The premise of basic strategy is amazingly simple: the dealer's up card provides all the information you need to make a reliable prediction about what will happen with his or her hand. This prediction will then determine what you do with yours.

Let's take a closer look at this and why it works as well as it does. A standard fifty-two-card deck, which is what blackjack uses, has a total of sixteen cards that carry a value of 10. This is slightly more than 30 percent of the deck.

Is using basic strategy considered cheating?

Definitely not! It's always a good idea to learn as much as possible about the basics of any game you're going to play. Since basic strategy is based on information that is available to any player of blackjack, it can hardly be considered cheating.

This is where the predicting comes in. If a dealer is showing an up card with a low value — 2, 3, 4, 5, or 6 — he or she will need at least two additional cards to reach 17 (and remember that the dealer has no choice but to hit until he reaches at least 17 or busts). Given the preponderance of 10-value cards in a deck, there is a greater chance of dealers busting when they have low-value up cards.

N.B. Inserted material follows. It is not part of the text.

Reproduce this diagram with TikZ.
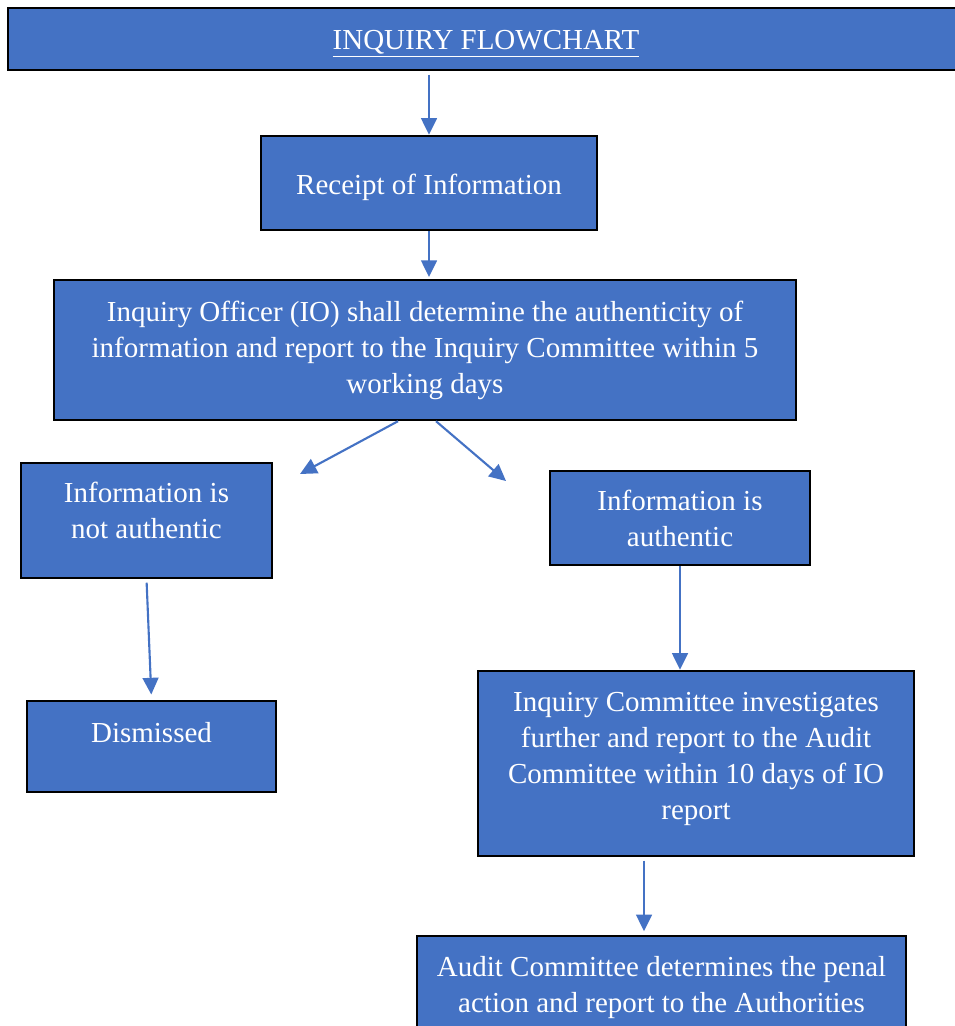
\documentclass[tikz,border=0pt]{standalone}
\usepackage{fontspec}
\setmainfont{Liberation Serif}
\usepackage{xcolor}
\usetikzlibrary{arrows.meta}
\definecolor{boxblue}{HTML}{4472C4}

\begin{document}
\begin{tikzpicture}[x = 0.02cm, y = -0.02cm,
		box/.style = {draw = black, line width = 1.4pt, fill = boxblue, text = white, align = center, inner sep = 0pt, font = \fontsize{16.5}{20.5}\selectfont},
		flow/.style = {draw = boxblue, line width = 1.2pt, -{Triangle[length = 9.5pt, width = 9pt]}}]
		\useasboundingbox (0,0) rectangle (955,1026);
		% boxes
		\node[box, minimum width = 19.12cm, minimum height = 1.24cm, text height = 16.6pt] (title) at (486,39) {\underline{INQUIRY FLOWCHART}};
		\node[box, minimum width = 6.72cm, minimum height = 1.88cm, text height = 17pt] (receipt) at (429,183) {Receipt of Information};
		\node[box, minimum width = 14.84cm, minimum height = 2.8cm] (officer) at (425,350) {Inquiry Officer (IO) shall determine the authenticity of\\information and report to the Inquiry Committee within 5\\working days};
		\node[box, minimum width = 5.02cm, minimum height = 2.3cm, text depth = 11.5pt] (notauth) at (146.5,520.5) {Information is\\not authentic};
		\node[box, minimum width = 5.2cm, minimum height = 1.88cm] (auth) at (680,518) {Information is\\authentic};
		\node[box, minimum width = 4.98cm, minimum height = 1.82cm, text depth = 15.5pt] (dismissed) at (151.5,746.5) {Dismissed};
		\node[box, minimum width = 8.72cm, minimum height = 3.7cm, text depth = 8.6pt] (committee) at (696,763.5) {Inquiry Committee investigates\\further and report to the Audit\\Committee within 10 days of IO\\report};
		\node[box, minimum width = 9.78cm, minimum height = 2.08cm] (audit) at (661.5,988) {Audit Committee determines the penal\\action and report to the Authorities};
		% free arrow ends
		\coordinate (leftend) at (300,474);
		\coordinate (rightend) at (506,481);
		% arrows
		\draw[flow, shorten <= 2pt] (title.south -| receipt.north) -- (receipt.north);
		\draw[flow, shorten >= 1pt] (receipt.south) -- (receipt.south |- officer.north);
		\draw[flow] ([xshift = -0.54cm]officer.south) -- (leftend);
		\draw[flow] ([xshift = 0.22cm]officer.south) -- (rightend);
		\draw[flow, shorten <= 2pt, shorten >= 3pt] (notauth.south) -- (dismissed.north);
		\draw[flow] (auth.south) -- (auth.south |- committee.north);
		\draw[flow, shorten <= 2pt, shorten >= 2pt] ([xshift = -1.04cm]committee.south) -- ([xshift = -1.04cm]committee.south |- audit.north);
	\end{tikzpicture}
\end{document}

Now, let's take a closer look at what happens if the dealer is showing a higher-value up card — a 7, 8, 9, 10, or ace. Given the percentage of 10-value cards in the deck, with these cards it's more likely that the dealer will have a pat hand — in other words, won't have to draw another card. Therefore, he is less likely to bust.

So there are two situations: one in which the dealer is likely to bust, one in which he isn't likely to bust. Based on this information, you need to decide what you are going to do with your own hand. What should you do? In a nutshell:

• If there's a good chance that the dealer is going to bust, you should avoid busting your own hand. Remember, if the dealer busts and you bust, this isn't a push. You lose your bet. For the most part, you'll want to stand on the cards you already hold, or hit if you hold very low cards with no chance of busting. Your goal is to win simply by letting the dealer go bust. In situations like this, you can be more aggressive about maximizing your play by employing options such as doubling down or splitting, which you'll read more about in Chapters 6 and 7.

• If the dealer's up card indicates that he's less likely to bust, you can be less cautious about busting your own hand. You should hit with the intention of trying to reach a winning total.

Many times basic strategy is used to lessen a certain loss. As an example, let's say you're holding a 16 into the dealer's 10. The odds are against the player winning this hand no matter how it's played. Over time, however, you will lose less if you hit than if you stand.